Frequently Asked Questions

Q1: What are car stamped parts made of?

A1: Most automotive metal stamping parts are made from mild steel, high-strength steel (HSS), advanced high-strength steel (AHSS), hot-stamped boron steel, or aluminum sheet. The choice of material depends on the component's function, required strength, and target weight.

Q2: Are OEM automotive stamping parts necessary for structural repairs?

A2: For safety-critical structural components such as pillars, floor reinforcements, and crash box assemblies, OEM automotive stamping parts are strongly recommended. They are manufactured to the same dimensional and material specifications as the original, ensuring the vehicle's crash performance is fully restored after repair.

Q3: What is the difference between hot stamping and cold stamping in automotive applications?

A3: Cold stamping is performed at room temperature and is suitable for most body panels and brackets. Hot stamping heats the blank steel to approximately 900°C before pressing and rapid quenching, producing ultra-high-strength parts (1,500+ MPa) used for safety cage components like B-pillars and door ring reinforcements.

Q4: Can custom car stamped metal components be designed for electric vehicles?

A4: Yes. Custom car stamped metal components are particularly well-suited to EV platforms, which require redesigned front-end crash structures (due to the absence of a combustion engine) and reinforced battery floor assemblies. Custom stamping programs allow these requirements to be addressed with vehicle-specific tooling and material grades.

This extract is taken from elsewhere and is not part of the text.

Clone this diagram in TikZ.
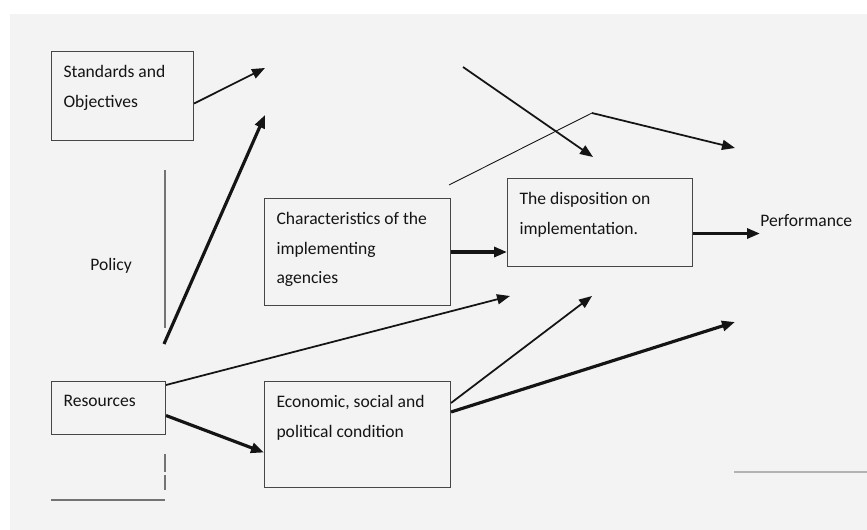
\documentclass[tikz,border=0pt]{standalone}
\usepackage{fontspec}
\setmainfont{Carlito}
\usepackage{tikz}
\usetikzlibrary{arrows.meta,positioning}
\definecolor{paper}{RGB}{243,243,243}
\definecolor{frame}{RGB}{70,70,70}
\definecolor{ink}{RGB}{20,20,20}
\tikzstyle{box}=[draw=frame,line width=0.6pt,anchor=north west,inner xsep=0.24cm,inner ysep=0.27cm,text=ink,font=\fontsize{10}{17}\selectfont]
\tikzstyle{label}=[anchor=west,inner sep=0pt,text=ink,font=\fontsize{10}{17}\selectfont]
\tikzstyle{edge} = [draw=ink,line width=1pt,-{Triangle[length=0.26cm,width=0.2cm]}]
\tikzstyle{bedge} = [draw=ink,line width=1.8pt,-{Triangle[length=0.26cm,width=0.2cm]}]
\tikzstyle{rule} = [draw=black!55,line width=0.6pt]
\newcommand{\boxtext}[3]{\parbox[c][#2][t]{#1}{#3}}

\begin{document}
\begin{tikzpicture}[x=0.02cm,y=-0.02cm]

      \useasboundingbox (0,0) rectangle (867,530);
      \fill[white] (0,0) rectangle (867,530);
      \fill[paper] (10,14) rectangle (867,530);

      \node[box] (std) at (51,51) {\boxtext{2.36cm}{1.24cm}{Standards and\\Objectives}};
      \node[box] (char) at (264,198) {\boxtext{3.24cm}{1.6cm}{Characteristics of the\\implementing\\agencies}};
      \node[box] (disp) at (507,178) {\boxtext{3.22cm}{1.22cm}{The disposition on\\implementation.}};
      \node[box] (res) at (51,381) {\boxtext{1.8cm}{0.52cm}{Resources}};
      \node[box] (econ) at (264,381) {\boxtext{3.24cm}{1.58cm}{Economic, social and\\political condition}};

      \node[label] (policy) at (90,266) {Policy};
      \node[label] (perf) at (760,221) {Performance};

      \coordinate (p1) at (265,68);
      \coordinate (p2) at (265,115);
      \coordinate (q1) at (164,344);
      \coordinate (p3) at (510,296);
      \coordinate (p4) at (592,296);
      \coordinate (p5) at (735,322);
      \coordinate (p6) at (463,67);
      \coordinate (p7) at (593,157);
      \coordinate (q2) at (449,185);
      \coordinate (c1) at (592,113);
      \coordinate (p8) at (735,148);

      % policy side lines
      \coordinate (l1) at (165,170);
      \coordinate (l2) at (165,328);
      \coordinate (l3) at (165,454);
      \coordinate (l4) at (165,490);
      \coordinate (l5) at (51,500);
      \coordinate (l6) at (165,500);
      \coordinate (l7) at (734,472);
      \coordinate (l8) at (867,472);
      \path[rule] (l1) -- (l2);
      \path[rule,dash pattern=on 0.36cm off 0.06cm] (l3) -- (l4);
      \path[rule] (l5) -- (l6);
      \path[draw=black!30,line width=1.2pt] (l7) -- (l8);

      \path[edge] ([yshift=-0.15cm]std.east) -- (p1);
      \path[bedge] (q1) -- (p2);
      \path[edge] ([yshift=-0.08cm]res.north east) -- (p3);
      \path[bedge] ([yshift=-0.15cm]res.east) -- ([yshift=-0.36cm]econ.west);
      \path[edge] ([yshift=-0.44cm]econ.north east) -- (p4);
      \path[bedge] ([yshift=-0.62cm]econ.north east) -- (p5);
      \path[bedge] (char.east) -- (char.east -| disp.west);
      \path[bedge] ([yshift=-0.22cm]disp.east) -- ([yshift=-0.22cm]disp.east -| perf.west);
      \path[edge] (p6) -- (p7);
      \path[draw=ink,line width=0.5pt] (q2) -- (c1);
      \path[edge] (c1) -- (p8);

\end{tikzpicture}
\end{document}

Q5: How do I verify that a stamped part meets the required safety standards?

A5: Request PPAP documentation, material test certificates, and dimensional inspection reports from the supplier. For structural components, confirm that the manufacturer operates under IATF 16949 certification and that the parts have been validated against the applicable crash or regulatory standards for the target market.